Voilà un livre féroce, caustique, et qui dépeint la société américaine dans l'une de ses caractéristiques sociales majeures – la course à la performance - : très réussi.
Serenata est une femme d'une soixantaine d'année chez qui tout irait bien – un mari attentif, un job de doubleuse en voix pour des jeux vidéo qui fonctionne bien, et des enfants problématiques mais loin du foyer – si une petite contrariété ne la perturbait pas : habituée à courir régulièrement tous les jours, avec un beau corps d'athlète « pour son âge », elle souffre d'un problème de genoux qui va l'obliger à renoncer à son sport quotidien, en attendant l'opération inévitable.
Son mari, Remington, n'en mène pas large. Employé au départ par l'Agence des transports d'Albany où il était très apprécié, voilà qu'une nouvelle supérieure hiérarchique lui est attribué : jeune, sans diplôme et totalement incompétente selon lui, mais voilà c'est une « femme de couleur » qui fait partie des minorités jusqu'ici reléguées, et qu'aujourd'hui plus personne ne souhaite attaquer...

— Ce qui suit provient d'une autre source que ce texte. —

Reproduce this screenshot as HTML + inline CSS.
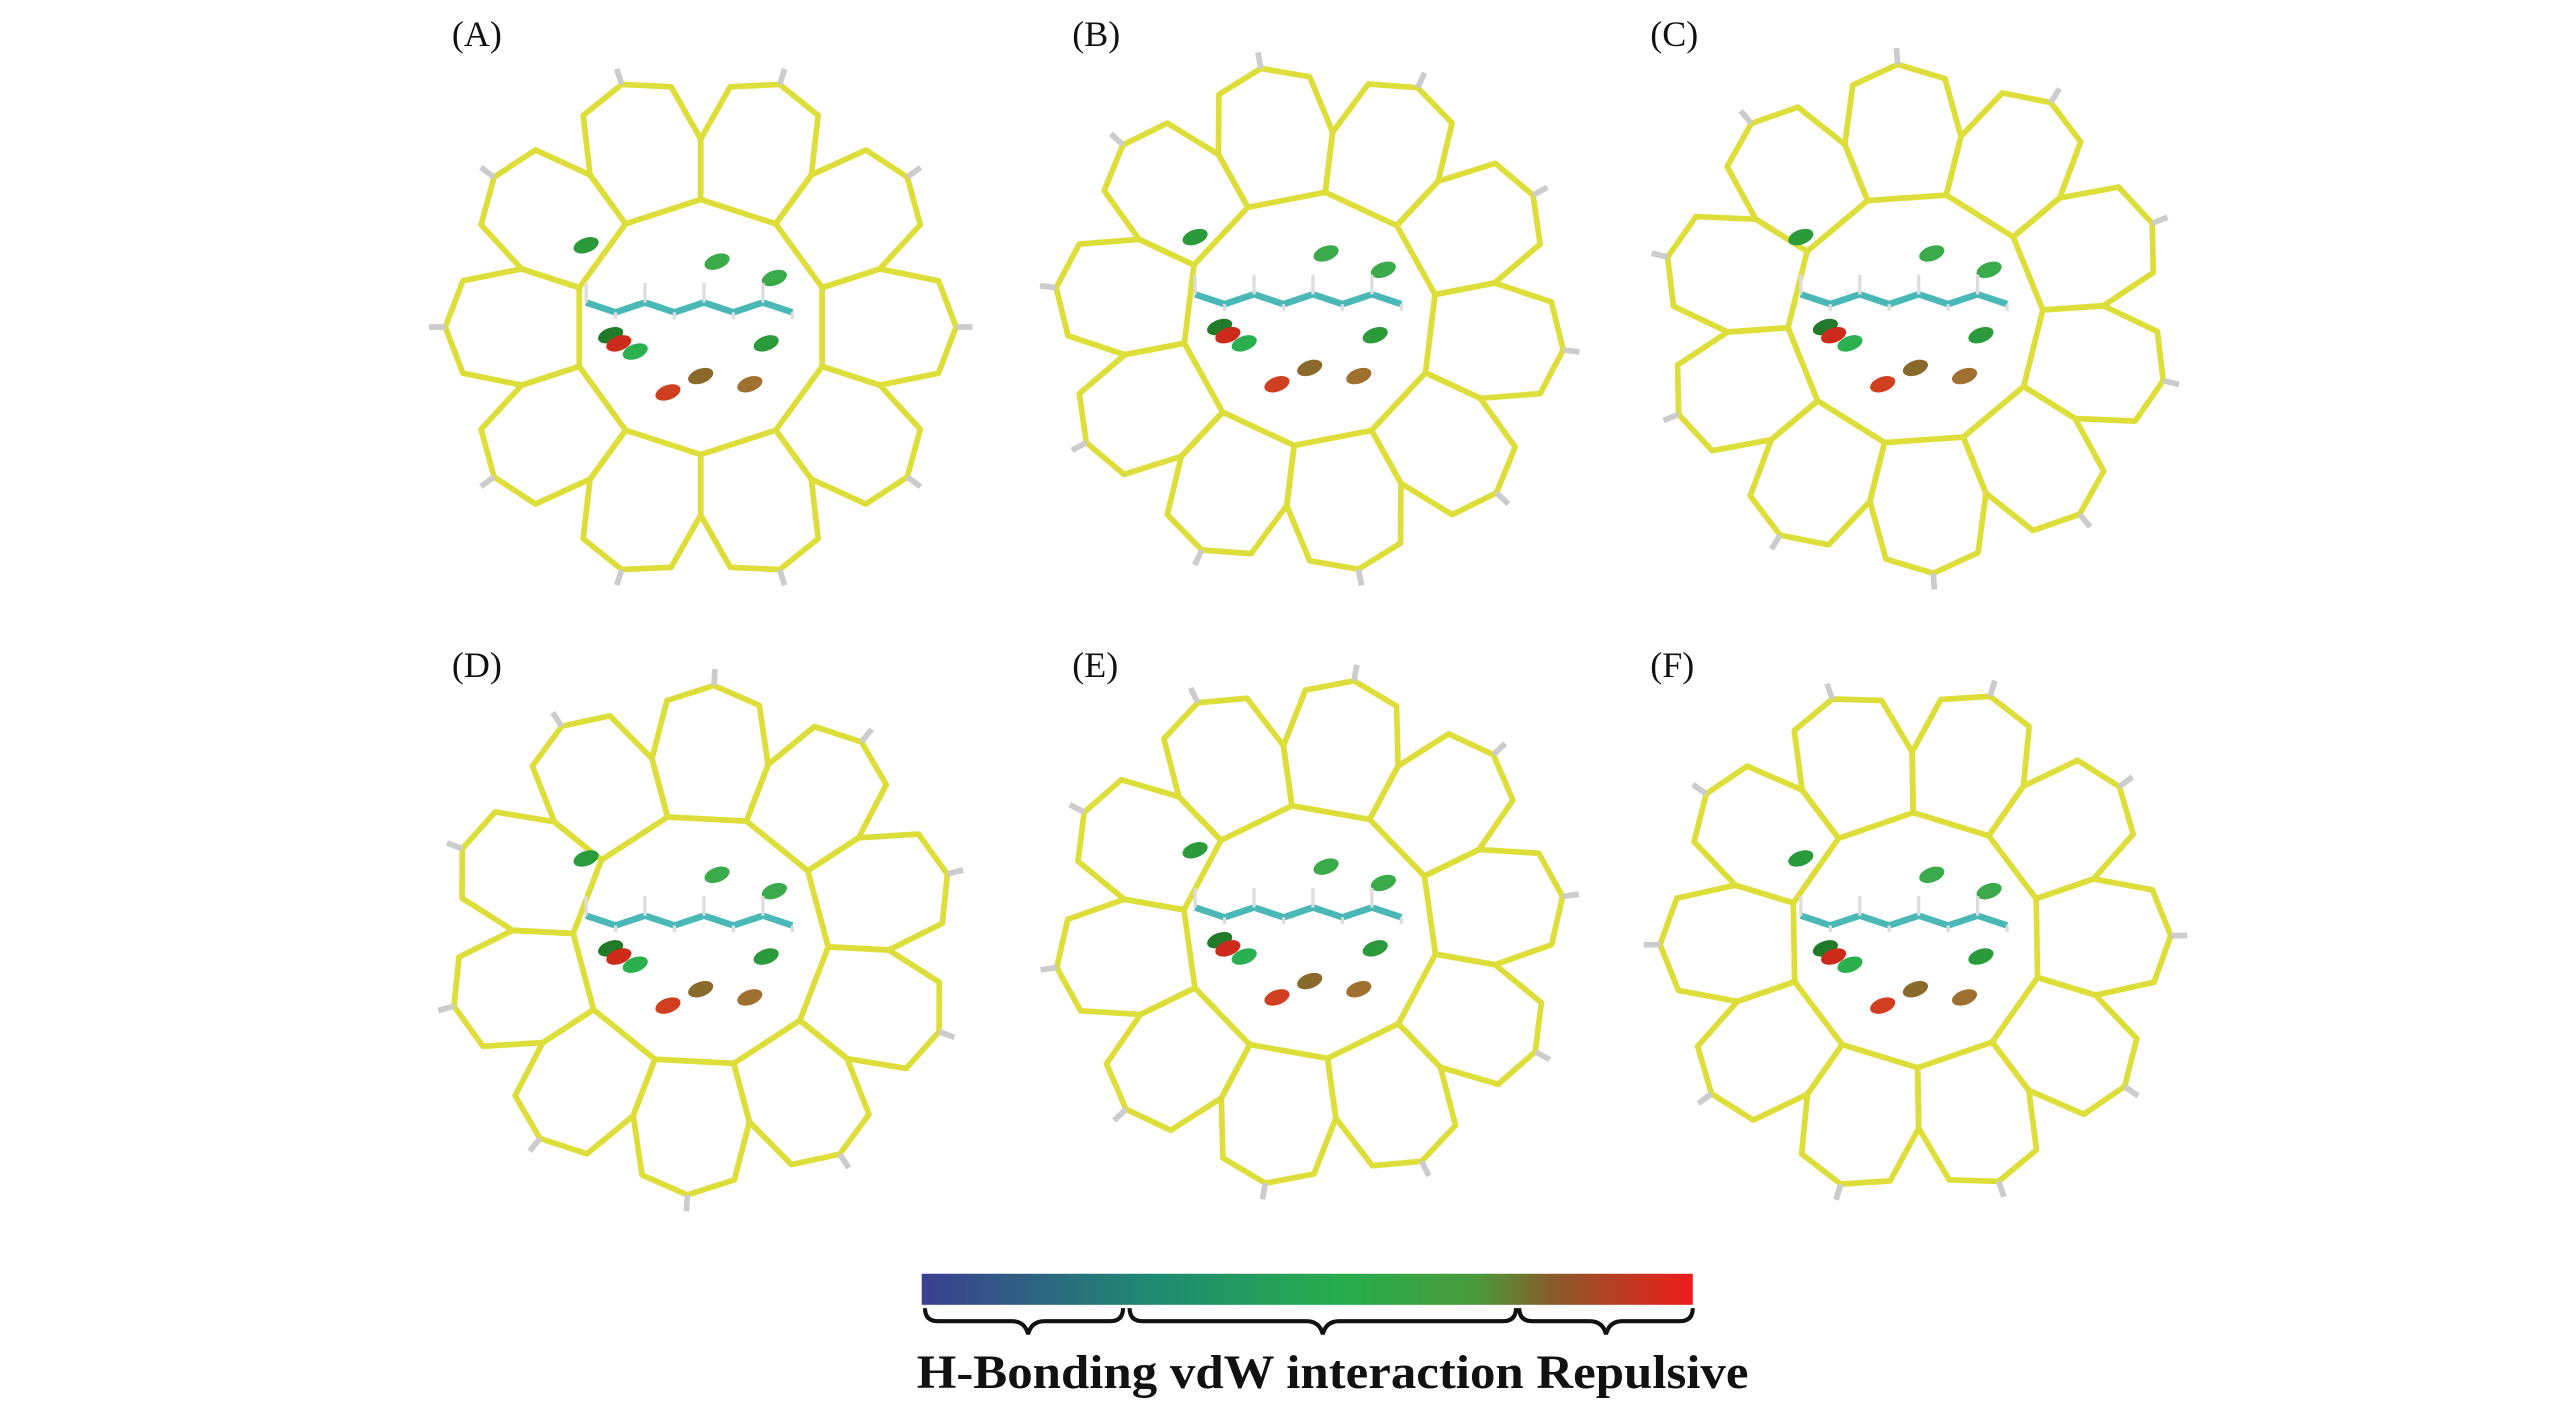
<!DOCTYPE html>
<html><head><meta charset="utf-8"><style>
html,body{margin:0;padding:0;background:#fff;}
svg{display:block}
</style></head><body>
<svg id="s" width="2567" height="1416" viewBox="0 0 1568 866" preserveAspectRatio="none" xmlns="http://www.w3.org/2000/svg">
<defs>
<linearGradient id="g" x1="0" x2="1" y1="0" y2="0">
<stop offset="0" stop-color="#3b3f90"/>
<stop offset="0.3" stop-color="#1f8a72"/>
<stop offset="0.55" stop-color="#27ad4c"/>
<stop offset="0.72" stop-color="#4a9a3c"/>
<stop offset="0.82" stop-color="#8a5a2a"/>
<stop offset="1" stop-color="#ee1c1c"/>
</linearGradient>
</defs>
<g font-family="Liberation Serif, serif" font-size="22" fill="#111">
<text x="276" y="28">(A)</text><text x="655" y="28">(B)</text><text x="1008" y="28">(C)</text>
<text x="276" y="414">(D)</text><text x="655" y="414">(E)</text><text x="1008" y="414">(F)</text>
</g>
<g id="panels"></g>
<rect x="563" y="779" width="471" height="19" fill="url(#g)"/>
<g fill="none" stroke="#111" stroke-width="2.5">
<path d="M565 800 q0 8 8 8 h45 q8 0 10 8 q2 -8 10 -8 h40 q8 0 8 -8"/>
<path d="M690 800 q0 8 8 8 h100 q8 0 10 8 q2 -8 10 -8 h100 q8 0 8 -8"/>
<path d="M928 800 q0 8 8 8 h35 q8 0 10 8 q2 -8 10 -8 h35 q8 0 8 -8"/>
</g>
<text x="560" y="849" font-family="Liberation Serif, serif" font-weight="bold" font-size="29" fill="#111" textLength="508" lengthAdjust="spacingAndGlyphs">H-Bonding vdW interaction Repulsive</text>
</svg>
<script>
var ns="http://www.w3.org/2000/svg",P=document.getElementById("panels");
var C=[[428,200],[800,195],[1170,195],[428,575],[800,570],[1170,575]];
function el(t,a){var e=document.createElementNS(ns,t);for(var k in a)e.setAttribute(k,a[k]);P.appendChild(e);return e;}
function pt(cx,cy,r,a){a=a*Math.PI/180;return [cx+r*Math.cos(a),cy+r*Math.sin(a)];}
C.forEach(function(c,pi){
 var cx=c[0],cy=c[1],n=10,off=pi*7;
 for(var i=0;i<n;i++){
  var a=i*36+off,v=[[78,a-18],[115,a-18],[148,a-11],[156,a],[148,a+11],[115,a+18],[78,a+18]];
  var d=v.map(function(q){return pt(cx,cy,q[0],q[1]).join(",");}).join(" ");
  el("polygon",{points:d,fill:"none",stroke:"#dede3a","stroke-width":3.5,"stroke-linejoin":"round"});
  var p1=pt(cx,cy,156,a),p2=pt(cx,cy,166,a);
  el("line",{x1:p1[0],y1:p1[1],x2:p2[0],y2:p2[1],stroke:"#ccc","stroke-width":3.5});
 }
 var bl=[[-70,-50,"#2a9a3a"],[-55,5,"#1f7a2a"],[-50,10,"#cc2a1a"],[-40,15,"#2bb050"],[0,30,"#8a6a2a"],[30,35,"#a07030"],[40,10,"#2a9a3a"],[10,-40,"#3aaa4a"],[45,-30,"#3aaa4a"],[-20,40,"#d04020"]];
 bl.forEach(function(b){el("ellipse",{cx:cx+b[0],cy:cy+b[1],rx:8,ry:4.5,fill:b[2],transform:"rotate(-20 "+(cx+b[0])+" "+(cy+b[1])+")"});});
 var pts="";for(var k=0;k<8;k++){pts+=(cx-70+k*18)+","+(cy-15+(k%2?6:0))+" ";}
 el("polyline",{points:pts,fill:"none",stroke:"#4bb8b8","stroke-width":4});
 for(var k=0;k<8;k++){el("line",{x1:cx-70+k*18,y1:cy-15+(k%2?6:0),x2:cx-70+k*18,y2:cy-27+(k%2?22:0),stroke:"#ddd","stroke-width":2});}
});
</script>
</body></html>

Résultat : lorsque Remington hausse le ton dans un entretien avec elle parce qu'elle n'a pas lu l'analyse complète et sérieuse qu'il a faite sur une question d'éclairage, et qu'il se met même à taper du poing sur la table de colère, il se retrouve … licencié pour comportement agressif.
Il va reprendre alors le flambeau délaissé bien malgré elle par son épouse, et se mettre aussi à courir. Mais autant Serenata faisait discrètement son jogging quotidien, autant Remington tient à faire savoir à tout le monde qu'il va courir un Marathon. Branle-bas de combat qui agace sa femme au plus haut point – au départ à mots couverts mais ensuite de façon de plus en plus appuyée. Mais elle se console en se disant qu'une fois le Marathon opéré, il rentrera bien gentiment à la maison s'adonner à une autre passion.
Mais rien ne va se passer comme elle l'imagine.
Pendant le Marathon Remington se fait accompagner par une jeune sportive trentenaire prénommée Bambi – ça ne s'improvise pas – qui dans la vie est « coach sportif ». Voilà donc notre Remington embarqué dans une nouvelle aventure : après le Marathon, le Triathlon !!!
Mais il a un corps de soixante-quatre ans, et les entrainements de plus en plus douloureux qu'il s'impose sous la houlette de Bambi vont être de plus en plus problématiques …
Lionel Shriver décrit à la perfection la course à la performance à laquelle s'adonnent de très nombreux américains – et leur impact sur la vie de couple et la vie sociale. L'autrice de «
Il faut qu'on parle de Kevin » est ultra lucide, féroce et caustique dans ses descriptions.
Mais ce qui est intéressant c'est que l'aventure malheureuse de Remington, manipulé par une coach sportive professionnelle de l'endoctrinement, est vu du point de vue de sa femme qui se lamente - sans rien pouvoir faire - de voir son homme être le jouet d'un fantasme de parfait sportif.
Cela va bien au-delà de la simple performance sportive, et l'épilogue, consacré à ces « baby-boomers » qui cherchent à tout prix à retarder l'âge du vieillissement m'a aussi fait penser à «
La chair », roman de
Rosa Montero lu il y a quelques semaines (même âge, même peur physique du vieillissement sur des corps féminins soixantenaires).
Il y aurait encore beaucoup à dire – sur les personnages secondaires par exemple, telle la fille qui se laisse endoctriner un temps par une église locale – mais je laisse aux Babeliotes le plaisir de la lecture.
Reste que
Lionel Shriver, que je ne connaissais pas mis à part le film qui a été tiré de son roman «
il faut qu'on parle de Kevin », est une grande portraitiste de la société américaine qu'elle décrit : je vous la recommande vivement.